The art of managing creative teams
Like all of us, you’ve probably had a lot of bad bosses. Which means you may know exactly what kind of leader you want to be — and what kind makes you run screaming for the hills.
Leading a creative team brings its own set of hazards as you balance challenging projects and cater to a host of strong personalities. But managing creatives is some of the best work to be found.
Here are four of the top creative management principles, gathered from a lineup of creatives who have managed and been managed by the good, the bad and the clueless.
1. Don’t get in the way of your Avengers
Your team is a group of superheroes with unique powers who all have something to contribute to the greater creative good. Help them do what they do best by getting out of their way.
Stay above the fray
You don’t need to be involved in all the nitty-gritty details of day-to-day production. Part of being a leader is delegating these tasks to your team, and to show that you trust them. It may be tempting to jump in, especially if you have expertise in a certain area, but stay above the fray. Let your team figure out the finer details on their own, even if it takes them a little longer.
You are not the project manager
Don’t spend your time filtering creative requests and organizing assignments. It can be easy to slip into that role, but that’s not what you’re here for. Stay focused on leadership and creative direction, and let your PM take care of things.
2. Cast a creative vision
As a creative director or leader, part of your job is to provide a North Star for the team. You should have a clear vision of where your team and your company are headed.

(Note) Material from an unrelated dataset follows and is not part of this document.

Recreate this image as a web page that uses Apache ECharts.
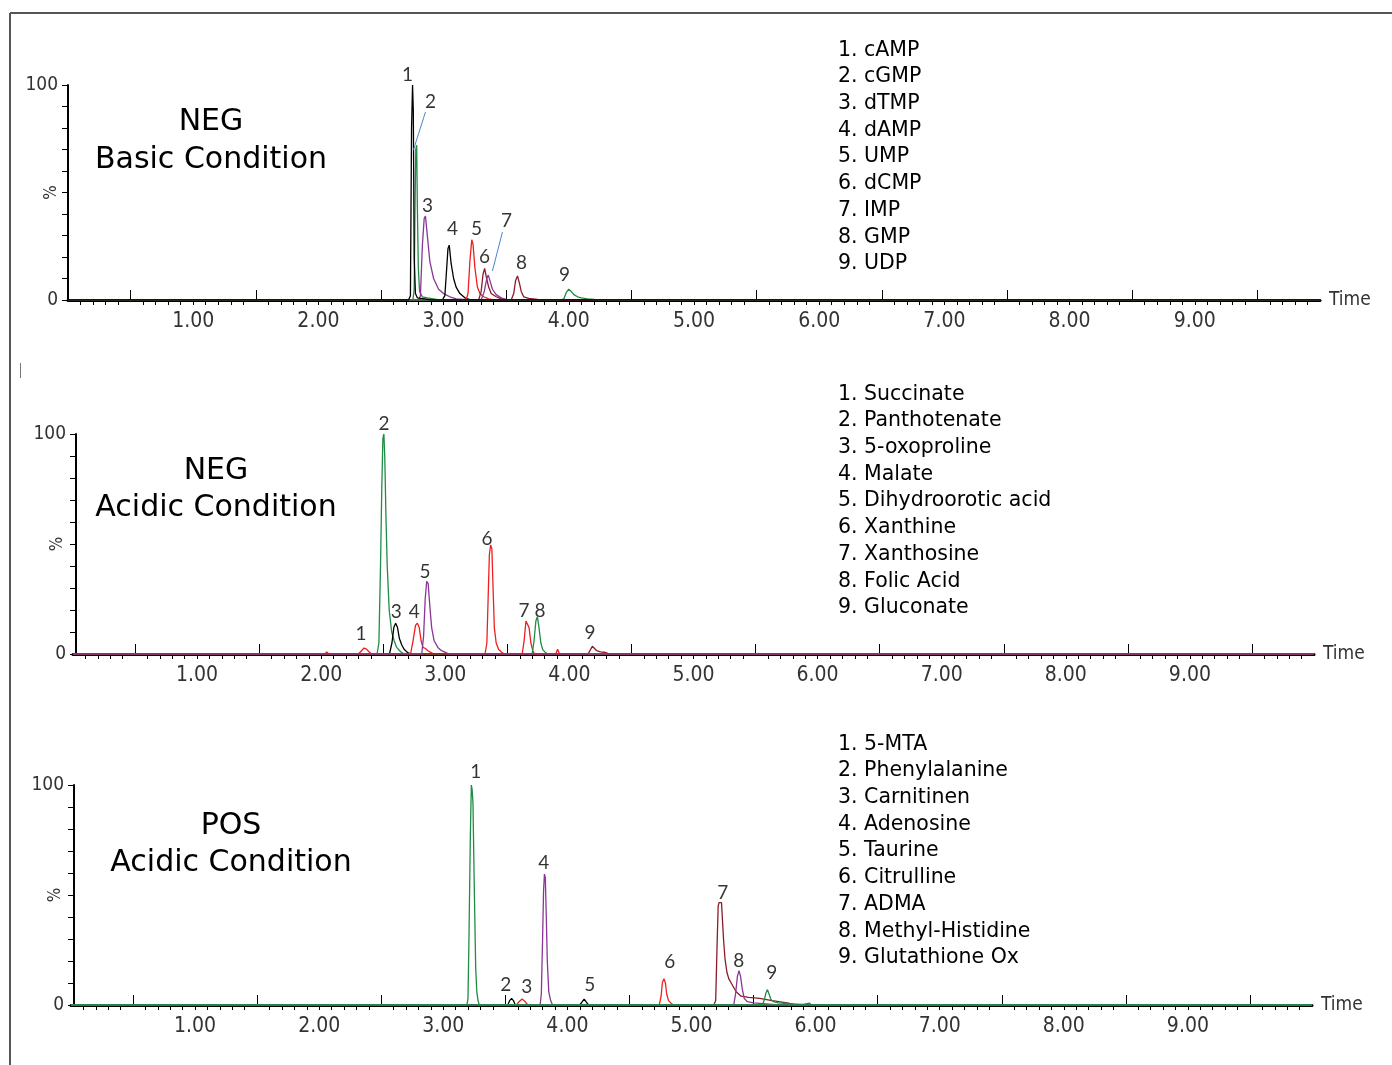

Break it down for your team
You have to take information from your client (or company, if you are in-house) and translate it into a creative vision that your team can grab onto. Marketing and business strategy often doesn’t translate easily into creative work — you will need to get a handhold where you can and cast a creative vision that aligns with your style. Ask a lot of questions until you really understand the project and its context, and then you can put a creative spin on things.
Say one thing
Marketers tend to want to pack all of their messaging points into any creative piece. But saying everything is the same as saying nothing at all, and having too many messages often doesn’t stick with consumers the way having one solid message does.
Work on distilling your client’s or company’s message into one clear point, also known as your why. Check out Simon Sinek’s TED Talk, which explores why asking why is such a powerful tactic.
3. Leverage your position
Leadership offers an advantageous spot to do things for your team that they couldn’t do on their own, and good leaders will leverage that to make things better for everyone.
Go to bat for your team
You function as the go-between for your team and your clients or company, and you want to be an effective buffer. Protect your team from unreasonable requests and be there to take responsibility when creative work is criticized. Also be sure to pass along accolades to the appropriate team members.
Keep this motto in mind to know you are using your powers for good: “When the team is having trouble, it’s my fault. When the team succeeds, it’s their success.” Humility looks good on you.
Cross-collaborate like it’s your job
As a leader, you have access to the leaders in other parts of your company, giving you a singular vantage point. Use your position to keep your team in the loop on what’s going on at your organization. Don’t miss the opportunity to find ways to collaborate with other departments — and do your best to bring synergy to your creative team. The right tools are critical too. Adobe Creative Cloud makes it simple to co-create more productively, collaborate with other teams in real-time and drive cross-team engagement.
4. Perfect your process
Digging in and designing your ideal work process can go a long way in keeping your team on track and helping you avoid becoming a project manager.
Champion creative briefs
A good creative brief is your first line of defense against a poorly-thought-out request. Use your leadership skills to institute a culture of developing creative briefs, deadlines and checkpoints. Effective creative briefs boil down the essential project requirements and put everything your creative team needs in one handy place.
Creative briefs should include all the basics like a project summary, background context, objectives, timelines, guidelines, the target audience, a list of deliverables and specs, word count, examples, etc.
Automate what you can
Automation can save you from (some) drudgery, so cash in on it where you can. Set up things that work with your process.
For example, creative requests come in through a form that’s integrated with our system. When a request is submitted, a “project” is automatically set up for us and we are prompted to schedule a kickoff meeting. This keeps us all from having to remember to document the new request and schedule a meeting. Little tricks like that, and the right work management software, can save you time and brainpower.
Make your own damn flyer
Teach the non-designers at your company to create their own collateral. If your team gets a lot of requests for simple, repetitive designs, consider templatizing your design situation. We like to call this “Make your own damn flyer!” Meaning, when someone comes to the creative team needing yet another flyer/banner ad/social media graphic just like the last one, with only minimal differences, you can empower them to make their own.
Templates have saved many creatives from burning out, and it is a simple way to appease people with frequent requests.
We have all experienced what poor leadership can do to an otherwise awesome team. Luckily the reverse is true as well — good leadership can take a struggling team and turn them into confident, resourceful, productive pros. So be kind, be bold, and be an advocate for your team.